Archbishop Gualtiero Bassetti of Perugia said a parishioner told him he had been named a cardinal by Pope Francis, and “my jaw dropped” when he found out it was true.
The 71-year-old archbishop of Perugia-Città della Pieve, president of the bishops’ conference of Umbria in central Italy, said he was not informed before Pope Francis told the world that he would induct Bassetti and 18 others into the College of Cardinals on February 22.
The cardinal-designate told the same story to several Italian newspapers: “I was in a church in Perugia to administer the Sacrament of Confirmation to 80 young people; after Mass, one of the women in the parish, rushing and out of breath, told me the Pope had just named me a cardinal. Like the apostles who didn’t believe it when the women brought them news of the Resurrection, I didn’t believe it until I verified it with my own eyes by looking on the Vatican website,” he said. “I almost fainted.”

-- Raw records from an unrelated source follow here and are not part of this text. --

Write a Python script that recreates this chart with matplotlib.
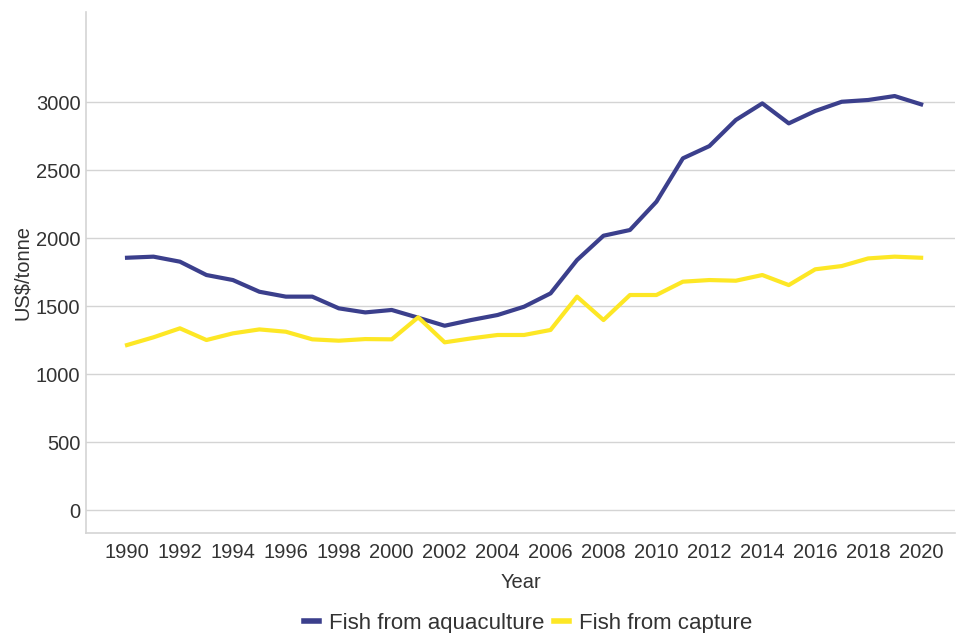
import matplotlib
matplotlib.use("Agg")
import matplotlib.pyplot as plt
from matplotlib.lines import Line2D

plt.rcParams['font.family'] = ['Liberation Sans', 'DejaVu Sans']

years = list(range(1990, 2021))
aquaculture = [1855, 1863, 1826, 1728, 1691, 1605, 1569, 1569, 1483, 1453,
               1471, 1414, 1355, 1397, 1434, 1495, 1593, 1838, 2017, 2059,
               2267, 2586, 2676, 2868, 2990, 2843, 2934, 3002, 3015, 3044, 2983]
capture = [1213, 1270, 1336, 1250, 1299, 1328, 1311, 1255, 1245, 1257,
           1255, 1417, 1233, 1262, 1287, 1287, 1324, 1569, 1397, 1581,
           1581, 1679, 1691, 1686, 1728, 1654, 1770, 1794, 1850, 1863, 1855]
series_names = ["Fish from aquaculture", "Fish from capture"]
yticks = [0, 500, 1000, 1500, 2000, 2500, 3000]
xticks = list(range(1990, 2021, 2))

blue = "#3b3f8c"
yellow = "#fde725"
text_col = "#333333"
grid_col = "#d4d4d4"

fig = plt.figure(figsize=(9.56, 6.33), dpi=100)
ax = fig.add_axes([86/956, 100/633, 869/956, 521/633])

ax.plot(years, aquaculture, color=blue, lw=3.0, solid_joinstyle='round', zorder=3)
ax.plot(years, capture, color=yellow, lw=3.0, solid_joinstyle='round', zorder=3)

ax.set_xlim(1988.45, 2021.28)
ax.set_ylim(-169, 3662)
ax.set_yticks(yticks)
ax.set_xticks(xticks)
ax.set_xticklabels([str(x) for x in xticks])
ax.tick_params(axis='both', length=0, labelsize=14.5, colors=text_col)
ax.tick_params(axis='y', pad=4)
ax.tick_params(axis='x', pad=7)
ax.grid(axis='y', color=grid_col, lw=1)
ax.set_axisbelow(True)
for s in ['top', 'right']:
    ax.spines[s].set_visible(False)
for s in ['left', 'bottom']:
    ax.spines[s].set_color(grid_col)
    ax.spines[s].set_linewidth(1.2)

ax.set_xlabel("Year", fontsize=14.5, color=text_col, labelpad=8)
ax.set_ylabel("US$/tonne", fontsize=14.5, color=text_col, labelpad=3)

handles = [Line2D([], [], color=blue, lw=4), Line2D([], [], color=yellow, lw=4)]
fig.legend(handles, series_names, loc='center', bbox_to_anchor=(528/956, 10/633),
           ncol=2, frameon=False, fontsize=16, handlelength=0.65,
           handletextpad=0.45, columnspacing=0.45, labelcolor=text_col,
           borderpad=0, borderaxespad=0)

fig.savefig("out.png", dpi=100)
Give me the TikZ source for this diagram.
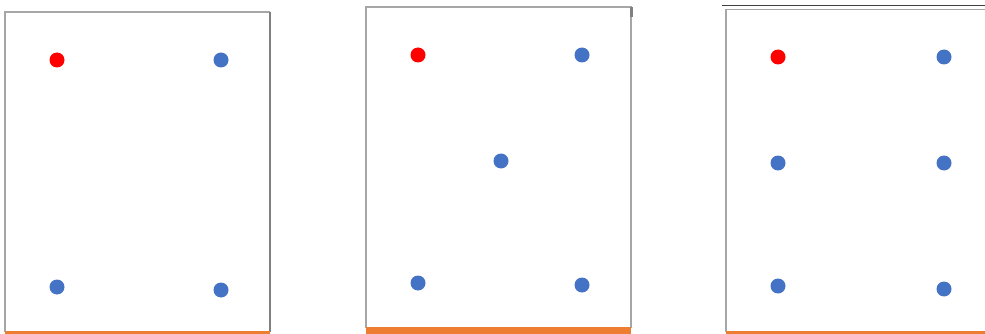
\documentclass[tikz,border=0pt]{standalone}
\definecolor{dotblue}{HTML}{4472C4}
\definecolor{dotred}{HTML}{FF0000}
\definecolor{barorange}{HTML}{ED7D31}
\definecolor{frame}{HTML}{A6A6A6}
\definecolor{frameDark}{HTML}{808080}
\definecolor{topline}{HTML}{404040}
\tikzset{
  dot/.style={circle,inner sep=0pt,minimum size=15pt,draw=none},
  bluedot/.style={dot,fill=dotblue},
  reddot/.style={dot,fill=dotred},
  panel/.style={draw=frame,line width=1.5pt},
}
\begin{document}
\begin{tikzpicture}[x=1pt,y=-1pt]
\useasboundingbox[fill=white] (0,0) rectangle (985,334);
% panel 1
\draw[panel] (5,332) -- (5,12) -- (270,12);
\draw[draw=frameDark,line width=1.5pt] (270,12) -- (270,332);
\fill[barorange] (5,331) rectangle (270,334);
\node[reddot] (a1) at (57,60) {};
\node[bluedot] (a2) at (221,60) {};
\node[bluedot] (a3) at (57,287) {};
\node[bluedot] (a4) at (221,290) {};
% panel 2
\draw[panel] (366,328) -- (366,7) -- (631,7) -- (631,328);
\fill[frameDark] (630,7) rectangle (632.5,17);
\fill[barorange] (366,327) rectangle (631,334);
\node[reddot] (b1) at (418,55) {};
\node[bluedot] (b2) at (582,55) {};
\node[bluedot] (b3) at (501,161) {};
\node[bluedot] (b4) at (418,283) {};
\node[bluedot] (b5) at (582,285) {};
% panel 3
\draw[topline,line width=1pt] (722,6) -- (985,6);
\draw[panel] (726,332) -- (726,9.5) -- (985,9.5);
\fill[barorange] (726,331) rectangle (985,334);
\node[reddot] (c1) at (778,57) {};
\node[bluedot] (c2) at (944,57) {};
\node[bluedot] (c3) at (778,163) {};
\node[bluedot] (c4) at (944,163) {};
\node[bluedot] (c5) at (778,286) {};
\node[bluedot] (c6) at (944,289) {};
\end{tikzpicture}
\end{document}
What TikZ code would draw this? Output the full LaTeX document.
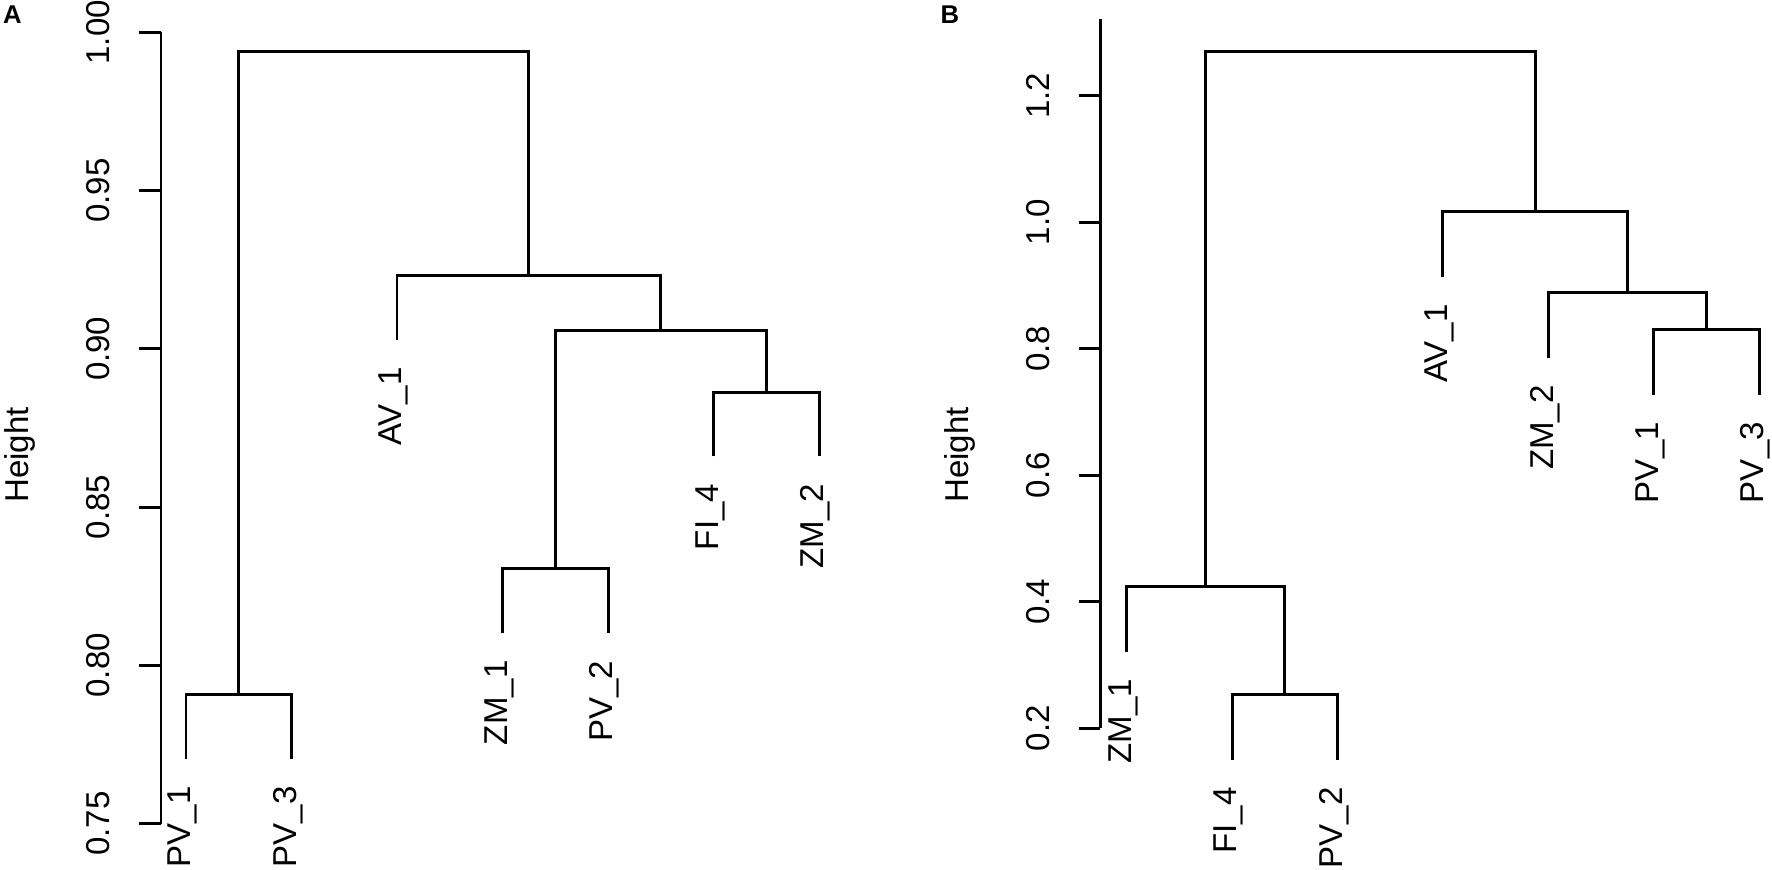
\documentclass[tikz,border=0pt]{standalone}
\usepackage{fontspec}
\setmainfont{Liberation Sans}
\usetikzlibrary{calc}

\begin{document}
\begin{tikzpicture}[x=0.01cm, y=0.01cm, line width=0.85pt,
  font=\fontsize{9.4}{11}\selectfont,
  leaf/.style={rotate=90, anchor=east, inner sep=0pt},
  ticklab/.style={rotate=90, anchor=south, inner sep=0pt},
  axlab/.style={rotate=90, anchor=base, inner sep=0pt},
  panel/.style={anchor=base west, inner sep=0pt, font=\fontsize{7.3}{9}\bfseries\selectfont}]
  \useasboundingbox (0,0) rectangle (1772,869);

  % ---- A ----
  \node[panel] (tagA) at (1.7,845.7) {A};
  \node[axlab] (ylabA) at (28.7,414) {Height};
  \begin{scope}[y=31.64cm, yshift=-23.277cm]
    \coordinate (axA0) at (161,0.75);
    \coordinate (axA1) at (161,1.00);
    \draw (axA0) -- (axA1);
    \foreach \v [count=\i] in {0.75,0.80,0.85,0.90,0.95,1.00} {
      \draw (161,\v) -- (139.3,\v);
      \node[ticklab] (tA\i) at (111,\v) {\v};
    }
    % leaves
    \coordinate (pv1A) at (186,0.7704);
    \coordinate (pv3A) at (291.5,0.7704);
    \coordinate (av1A) at (397,0.9028);
    \coordinate (zm1A) at (502.5,0.8102);
    \coordinate (pv2A) at (608,0.8102);
    \coordinate (fi4A) at (713.5,0.8660);
    \coordinate (zm2A) at (819,0.8660);
    % merges
    \coordinate (mA1) at (238.75,0.7907);
    \coordinate (mA2) at (555.25,0.8305);
    \coordinate (mA3) at (766.25,0.8863);
    \coordinate (mA4) at (660.75,0.9058);
    \coordinate (mA5) at (528.875,0.9231);
    \coordinate (mA6) at (383.8,0.9938);
    \draw (pv1A) |- (mA1) -| (pv3A);
    \draw (zm1A) |- (mA2) -| (pv2A);
    \draw (fi4A) |- (mA3) -| (zm2A);
    \draw (mA2) |- (mA4) -| (mA3);
    \draw (av1A) |- (mA5) -| (mA4);
    \draw (mA1) |- (mA6) -| (mA5);
    % labels
    \node[leaf] (lpv1A) at ($(pv1A)+(-0.034cm,-0.26cm)$) {PV\_1};
    \node[leaf] (lpv3A) at ($(pv3A)+(-0.034cm,-0.26cm)$) {PV\_3};
    \node[leaf] (lav1A) at ($(av1A)+(-0.034cm,-0.26cm)$) {AV\_1};
    \node[leaf] (lzm1A) at ($(zm1A)+(-0.034cm,-0.26cm)$) {ZM\_1};
    \node[leaf] (lpv2A) at ($(pv2A)+(-0.034cm,-0.26cm)$) {PV\_2};
    \node[leaf] (lfi4A) at ($(fi4A)+(-0.034cm,-0.26cm)$) {FI\_4};
    \node[leaf] (lzm2A) at ($(zm2A)+(-0.034cm,-0.26cm)$) {ZM\_2};
  \end{scope}

  % ---- B ----
  \node[panel] (tagB) at (939,845.7) {B};
  \node[axlab] (ylabB) at (968.5,414) {Height};
  \begin{scope}[y=6.32cm, yshift=0.143cm]
    \coordinate (axB0) at (1100.3,0.2);
    \coordinate (axB1) at (1100.3,1.3222);
    \draw (axB0) -- (axB1);
    \foreach \v [count=\i] in {0.2,0.4,0.6,0.8,1.0,1.2} {
      \draw (1100.3,\v) -- (1079,\v);
      \node[ticklab] (tB\i) at (1051,\v) {\v};
    }
    % leaves
    \coordinate (zm1B) at (1126.7,0.3213);
    \coordinate (fi4B) at (1232.1,0.1499);
    \coordinate (pv2B) at (1337.5,0.1499);
    \coordinate (av1B) at (1442.9,0.9137);
    \coordinate (zm2B) at (1548.3,0.7855);
    \coordinate (pv1B) at (1653.7,0.7274);
    \coordinate (pv3B) at (1759.1,0.7274);
    % merges
    \coordinate (mB1) at (1284.8,0.2527);
    \coordinate (mB2) at (1205.75,0.4241);
    \coordinate (mB3) at (1706.4,0.8302);
    \coordinate (mB4) at (1627.35,0.8883);
    \coordinate (mB5) at (1535.1,1.0165);
    \coordinate (mB6) at (1370.4,1.2696);
    \draw (fi4B) |- (mB1) -| (pv2B);
    \draw (zm1B) |- (mB2) -| (mB1);
    \draw (pv1B) |- (mB3) -| (pv3B);
    \draw (zm2B) |- (mB4) -| (mB3);
    \draw (av1B) |- (mB5) -| (mB4);
    \draw (mB2) |- (mB6) -| (mB5);
    % labels
    \node[leaf] (lzm1B) at ($(zm1B)+(-0.034cm,-0.26cm)$) {ZM\_1};
    \node[leaf] (lfi4B) at ($(fi4B)+(-0.034cm,-0.26cm)$) {FI\_4};
    \node[leaf] (lpv2B) at ($(pv2B)+(-0.034cm,-0.26cm)$) {PV\_2};
    \node[leaf] (lav1B) at ($(av1B)+(-0.034cm,-0.26cm)$) {AV\_1};
    \node[leaf] (lzm2B) at ($(zm2B)+(-0.034cm,-0.26cm)$) {ZM\_2};
    \node[leaf] (lpv1B) at ($(pv1B)+(-0.034cm,-0.26cm)$) {PV\_1};
    \node[leaf] (lpv3B) at ($(pv3B)+(-0.034cm,-0.26cm)$) {PV\_3};
  \end{scope}
\end{tikzpicture}
\end{document}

Bassetti will be the first cardinal from Perugia in 160 years. The last Perugia bishop to wear the red hat, Cardinal Gioacchino Pecchi, became Pope Leo XIII in 1878.
The fact that Pope Francis chose him and not the archbishops of the traditional cardinal sees of Venice and Turin was widely interpreted as evidence the Pope was focusing on people rather than places in making his choice.
“Maybe the Pope wanted to underline the value of being a pastor rather than the history of a diocese,” Bassetti told Avvenire, the Italian Catholic newspaper.
Pope Francis had met the cardinal-designate in April when the bishops of Umbria made their ad limina visits to report on the status of their dioceses, and the two spent a lot of time together in October in Assisi, the Umbrian hometown of St. Francis.
In what was seen as another sign of esteem, in December Pope Francis named Archbishop Bassetti a member of the Congregation for Bishops, which helps the Pope name bishops for Latin-rite dioceses around the world. Most members of the Congregation are cardinals.
Bassetti told the newspaper Il Giornale, “Power in the Church is service and self-giving, and the Pope is giving a witness of this. I’m convinced that a cardinal isn’t closer to God, but to the Pope and to serving people, especially the least.”
Born April 7, 1942, in Popolano di Marradi near Florence, he attended the archdiocese of Florence’s minor and major seminaries before being ordained to the priesthood in 1966.
After brief service in a parish, he returned to the minor seminary, serving on the staff and eventually becoming rector. Later he was named rector of the major seminary.
In 1994, he was named bishop of Massa Marittima-Piombino and four years later was transferred to the Diocese of Arezzo-Cortona-Sansepolcro. Pope Benedict XVI named him archbishop of Perugia-Città della Pieve in 2009.
He serves as vice president for central Italy in the Italian bishops’ conference and is a member of the Pontifical Council for Promoting Christian Unity.